Grand Rapids and Kalamazoo industrial markets serve different tenant profiles, including furniture manufacturing, food processing, and consumer goods distribution. These operations may have more predictable space needs but still benefit from contraction rights during economic downturns or expansion options during peak seasons.

Michigan's industrial vacancy rates and rental growth patterns affect the relative value of flexible lease options. In tight markets with low vacancy, landlords may be less willing to grant favorable expansion pricing because they can achieve higher rents from new tenants. During softer market periods, expansion options become more tenant-favorable as landlords prioritize occupancy retention.

The state's economic development incentives and industrial zoning policies can affect warehouse lease negotiations, particularly for expansion rights involving new construction or significant tenant improvements. Understanding local permitting timelines and utility capacity helps both landlords and tenants structure realistic expansion terms that account for infrastructure limitations.

Commercial property investors in Michigan should evaluate flexible lease options as portfolio management tools that affect tenant retention, vacancy planning, and long-term revenue stability. While these clauses may reduce short-term rental income through below-market expansion pricing or contraction penalties, they often improve overall portfolio performance by reducing turnover costs and maintaining stable occupancy levels.

For warehouse tenants evaluating Michigan industrial space, expansion and contraction rights should be analyzed based on total occupancy costs including NNN charges, operational efficiency impacts, and business growth projections.

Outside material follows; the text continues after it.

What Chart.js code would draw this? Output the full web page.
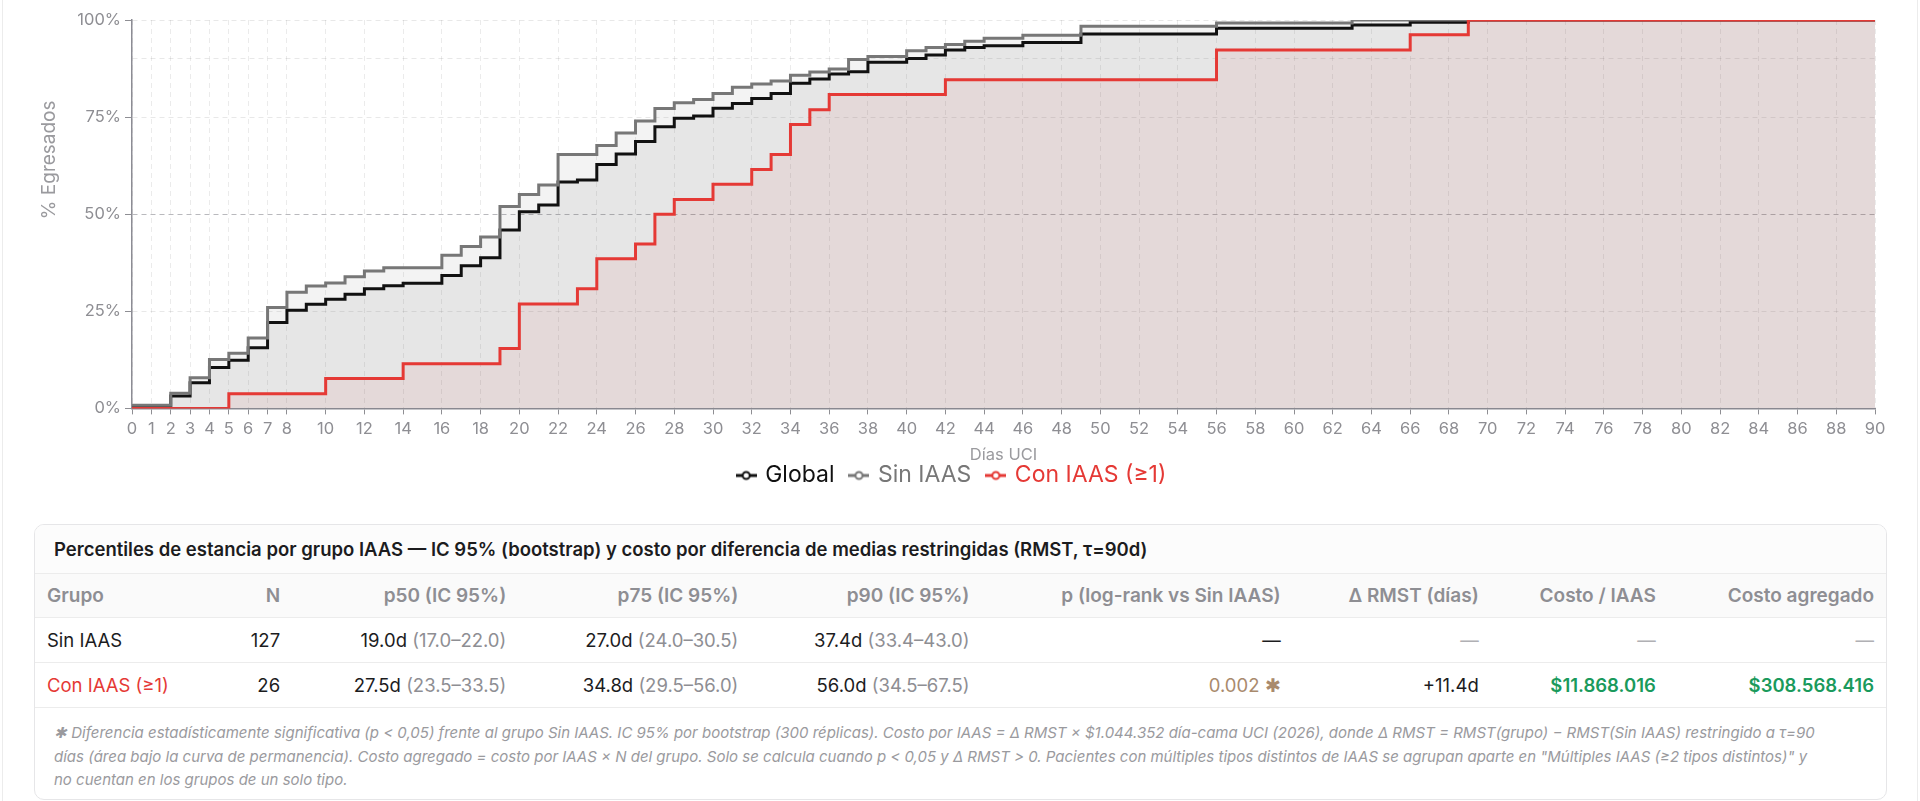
<!DOCTYPE html>
<html lang="es">
<head>
<meta charset="utf-8">
<title>Egreso UCI por grupo IAAS</title>
<script src="https://cdn.jsdelivr.net/npm/chart.js@4.4.1/dist/chart.umd.min.js"></script>
<style>
    html, body { margin: 0; padding: 0; background: #fff; }
    body { position: relative; width: 1920px; height: 801px; overflow: hidden; font-family: Inter, "Noto Sans", sans-serif; color: #1c1c1e; }
    .frame { position: absolute; left: 2px; top: 0; width: 1914px; height: 801px; border-left: 1px solid #ececec; border-right: 1px solid #ececec; }
    .chart-box { position: absolute; left: 0; top: 0; width: 1920px; height: 505px; }
    .card { position: absolute; left: 34px; top: 524px; width: 1851px; height: 274px; border: 1px solid #e6e6e8; border-radius: 10px; overflow: hidden; background: #fff; }
    .card-title { height: 48px; line-height: 48px; padding-left: 19px; font-size: 18.5px; font-weight: 600; background: #fcfcfc; border-bottom: 1px solid #ececec; white-space: nowrap; }
    table { width: 100%; border-collapse: collapse; table-layout: fixed; }
    th, td { padding: 0 12px; text-align: right; white-space: nowrap; }
    th:first-child, td:first-child { text-align: left; }
    thead th { height: 43px; font-size: 19px; font-weight: 600; color: #8e8e93; background: #fafafa; border-bottom: 1px solid #ececec; }
    tbody td { height: 44px; font-size: 18.5px; border-bottom: 1px solid #ececec; }
    .ci { color: #8e8e93; }
    .red { color: #e53935; }
    .dash { color: #b0b0b4; }
    .pval { color: #a98a6d; }
    .money { color: #1a9a5c; font-weight: 600; }
    .note { padding: 13px 19px 0 19px; font-size: 15px; line-height: 23.5px; font-style: italic; color: #9a9a9e; white-space: nowrap; }
</style>
</head>
<body>
<div class="frame"></div>
<div class="chart-box"><canvas id="egresos"></canvas></div>

<div class="card">
    <div class="card-title">Percentiles de estancia por grupo IAAS — IC 95% (bootstrap) y costo por diferencia de medias restringidas (RMST, τ=90d)</div>
    <table>
        <colgroup>
            <col style="width:165px"><col style="width:92px"><col style="width:226px"><col style="width:232px"><col style="width:231px">
            <col style="width:311px"><col style="width:198px"><col style="width:177px"><col style="width:218px">
        </colgroup>
        <thead>
            <tr><th>Grupo</th><th>N</th><th>p50 (IC 95%)</th><th>p75 (IC 95%)</th><th>p90 (IC 95%)</th><th>p (log-rank vs Sin IAAS)</th><th>Δ RMST (días)</th><th>Costo / IAAS</th><th>Costo agregado</th></tr>
        </thead>
        <tbody>
            <tr><td>Sin IAAS</td><td>127</td><td>19.0d <span class="ci">(17.0–22.0)</span></td><td>27.0d <span class="ci">(24.0–30.5)</span></td><td>37.4d <span class="ci">(33.4–43.0)</span></td><td>—</td><td class="dash">—</td><td class="dash">—</td><td class="dash">—</td></tr>
            <tr><td class="red">Con IAAS (≥1)</td><td>26</td><td>27.5d <span class="ci">(23.5–33.5)</span></td><td>34.8d <span class="ci">(29.5–56.0)</span></td><td>56.0d <span class="ci">(34.5–67.5)</span></td><td class="pval">0.002 ✱</td><td>+11.4d</td><td class="money">$11.868.016</td><td class="money">$308.568.416</td></tr>
        </tbody>
    </table>
    <div class="note">✱ Diferencia estadísticamente significativa (p &lt; 0,05) frente al grupo Sin IAAS. IC 95% por bootstrap (300 réplicas). Costo por IAAS = Δ RMST × $1.044.352 día-cama UCI (2026), donde Δ RMST = RMST(grupo) − RMST(Sin IAAS) restringido a τ=90<br>días (área bajo la curva de permanencia). Costo agregado = costo por IAAS × N del grupo. Solo se calcula cuando p &lt; 0,05 y Δ RMST &gt; 0. Pacientes con múltiples tipos distintos de IAAS se agrupan aparte en "Múltiples IAAS (≥2 tipos distintos)" y<br>no cuentan en los grupos de un solo tipo.</div>
</div>

<script>
// Cumulative % discharged by ICU day
const globalDays = [0, 2, 3, 4, 5, 6, 7, 8, 9, 10, 11, 12, 13, 14, 16, 17, 18, 19, 20, 21, 22, 23, 24, 25, 26, 27, 28, 29, 30, 31, 32, 33, 34, 35, 36, 37, 38, 40, 41, 42, 43, 44, 46, 49, 56, 63, 66, 69];
const globalPct = [0.7, 3.2, 6.6, 10.5, 12.4, 15.6, 22.1, 25.3, 26.8, 28.1, 29.4, 30.8, 31.6, 32.2, 34.2, 36.7, 38.8, 45.9, 50.6, 52.4, 58.3, 58.8, 62.8, 65.5, 68.7, 72.5, 74.7, 75.3, 77.3, 78.5, 79.8, 81.1, 83.7, 84.8, 86.1, 86.7, 89.1, 90.1, 91.0, 92.3, 92.9, 93.4, 94.2, 96.4, 97.9, 98.7, 99.4, 100];

const sinDays = [0, 2, 3, 4, 5, 6, 7, 8, 9, 10, 11, 12, 13, 16, 17, 18, 19, 20, 21, 22, 24, 25, 26, 27, 28, 29, 30, 31, 32, 33, 34, 35, 36, 37, 38, 40, 41, 42, 43, 44, 46, 49, 56, 63];
const sinPct = [0.8, 3.9, 7.9, 12.6, 14.2, 18.1, 26.0, 29.9, 31.5, 32.3, 33.9, 35.4, 36.2, 39.4, 41.7, 44.1, 52.0, 55.1, 57.5, 65.4, 67.7, 70.9, 74.0, 77.2, 78.7, 79.5, 81.1, 82.7, 83.5, 84.3, 85.8, 86.6, 87.4, 89.8, 90.6, 92.1, 92.9, 93.7, 94.5, 95.3, 96.1, 98.4, 99.2, 100];

const conDays = [0, 5, 10, 14, 19, 20, 23, 24, 26, 27, 28, 30, 32, 33, 34, 35, 36, 42, 56, 66, 69];
const conPct = [0, 3.8, 7.7, 11.5, 15.4, 26.9, 30.8, 38.5, 42.3, 50.0, 53.8, 57.7, 61.5, 65.4, 73.1, 76.9, 80.8, 84.6, 92.3, 96.2, 100];

const seriesNames = ["Global", "Sin IAAS", "Con IAAS (≥1)"];
const xTicks = [0, 1, 2, 3, 4, 5, 6, 7, 8, 10, 12, 14, 16, 18, 20, 22, 24, 26, 28, 30, 32, 34, 36, 38, 40, 42, 44, 46, 48, 50, 52, 54, 56, 58, 60, 62, 64, 66, 68, 70, 72, 74, 76, 78, 80, 82, 84, 86, 88, 90];
const yTicks = [0, 25, 50, 75, 90, 100];
const tau = 90;

const FONT = "Inter, 'Noto Sans', sans-serif";

function toPoints(days, pct) {
    const pts = days.map((d, i) => ({ x: d, y: pct[i] }));
    // hold the last value out to tau
    pts.push({ x: tau, y: pct[pct.length - 1] });
    return pts;
}

function legendIcon(color) {
    const c = document.createElement("canvas");
    c.width = 21;
    c.height = 12;
    const g = c.getContext("2d");
    g.strokeStyle = color;
    g.lineWidth = 3;
    g.beginPath(); g.moveTo(0, 6); g.lineTo(21, 6); g.stroke();
    g.fillStyle = "#fff";
    g.lineWidth = 2;
    g.beginPath(); g.arc(10.5, 6, 3.5, 0, Math.PI * 2); g.fill(); g.stroke();
    return c;
}

const lineColors = ["#111111", "#777777", "#e53935"];
const fillColors = ["rgba(0,0,0,0.058)", "rgba(120,120,120,0.09)", "rgba(200,40,40,0.07)"];
const icons = lineColors.map(legendIcon);

// y-axis title sits above centre in the original, so draw it ourselves
const yTitle = {
    id: "yTitle",
    afterDraw(chart) {
        const a = chart.chartArea;
        const ctx = chart.ctx;
        ctx.save();
        ctx.translate(a.left - 83, a.top + (a.bottom - a.top) * 0.36);
        ctx.rotate(-Math.PI / 2);
        ctx.font = "19px " + FONT;
        ctx.fillStyle = "#9a9a9e";
        ctx.textAlign = "center";
        ctx.textBaseline = "middle";
        ctx.fillText("% Egresados", 0, 0);
        ctx.restore();
    }
};

const chart = new Chart("egresos", {
    type: "line",
    data: {
        datasets: [
            { label: seriesNames[0], data: toPoints(globalDays, globalPct), order: 2 },
            { label: seriesNames[1], data: toPoints(sinDays, sinPct), order: 1 },
            { label: seriesNames[2], data: toPoints(conDays, conPct), order: 0 },
        ].map((ds, i) => Object.assign(ds, {
            stepped: true,
            borderColor: lineColors[i],
            backgroundColor: fillColors[i],
            borderWidth: 3,
            pointRadius: 0,
            fill: "origin",
        })),
    },
    options: {
        responsive: true,
        maintainAspectRatio: false,
        animation: false,
        layout: { padding: { top: 20, right: 45, bottom: 8, left: 30 } },
        scales: {
            x: {
                type: "linear",
                min: 0,
                max: tau,
                afterBuildTicks: s => { s.ticks = xTicks.map(v => ({ value: v })); },
                ticks: { autoSkip: false, maxRotation: 0, padding: 5, color: "#8e8e93", font: { family: FONT, size: 16.5 } },
                grid: { color: "rgba(0,0,0,0.08)", tickColor: "#8e8e93", tickLength: 6, tickBorderDash: [] },
                border: { display: true, color: "#8c8c94", width: 1.5, dash: [5, 4] },
                title: { display: true, text: "Días UCI", color: "#9a9a9e", font: { family: FONT, size: 16.5 }, padding: { top: 1, bottom: -18 } },
            },
            y: {
                min: 0,
                max: 100,
                afterBuildTicks: s => { s.ticks = yTicks.map(v => ({ value: v })); },
                afterFit: s => { s.width = 102; },
                ticks: {
                    padding: 4,
                    color: "#8e8e93",
                    font: { family: FONT, size: 16.5 },
                    callback: v => (v === 90 ? "" : v + "%"),
                },
                grid: {
                    color: c => (c.tick && c.tick.value === 50 ? "#b9b9bd" : "rgba(0,0,0,0.09)"),
                    tickColor: c => (c.tick && c.tick.value === 90 ? "rgba(0,0,0,0)" : "#8e8e93"),
                    tickLength: 7,
                    tickBorderDash: [],
                },
                border: { display: true, color: "#8c8c94", width: 1.5, dash: [5, 4] },
            },
        },
        plugins: {
            filler: { drawTime: "beforeDatasetsDraw" },
            tooltip: { enabled: false },
            legend: {
                position: "bottom",
                labels: {
                    usePointStyle: true,
                    pointStyleWidth: 15,
                    padding: 17,
                    font: { family: FONT, size: 23 },
                    generateLabels: ch => ch.data.datasets.map((ds, i) => ({
                        text: ds.label,
                        fontColor: lineColors[i],
                        fillStyle: lineColors[i],
                        strokeStyle: lineColors[i],
                        lineWidth: 0,
                        pointStyle: icons[i],
                        hidden: !ch.isDatasetVisible(i),
                        datasetIndex: i,
                    })),
                },
            },
        },
    },
    plugins: [yTitle],
});
</script>
</body>
</html>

The most favorable lease terms on paper may not provide practical value if exercise requirements don't align with actual business needs or if pricing mechanisms create prohibitive costs during exercise periods.

Understanding these flexible lease structures helps both landlords and tenants create agreements that accommodate changing business conditions while protecting their respective financial interests in Michigan's dynamic industrial real estate market.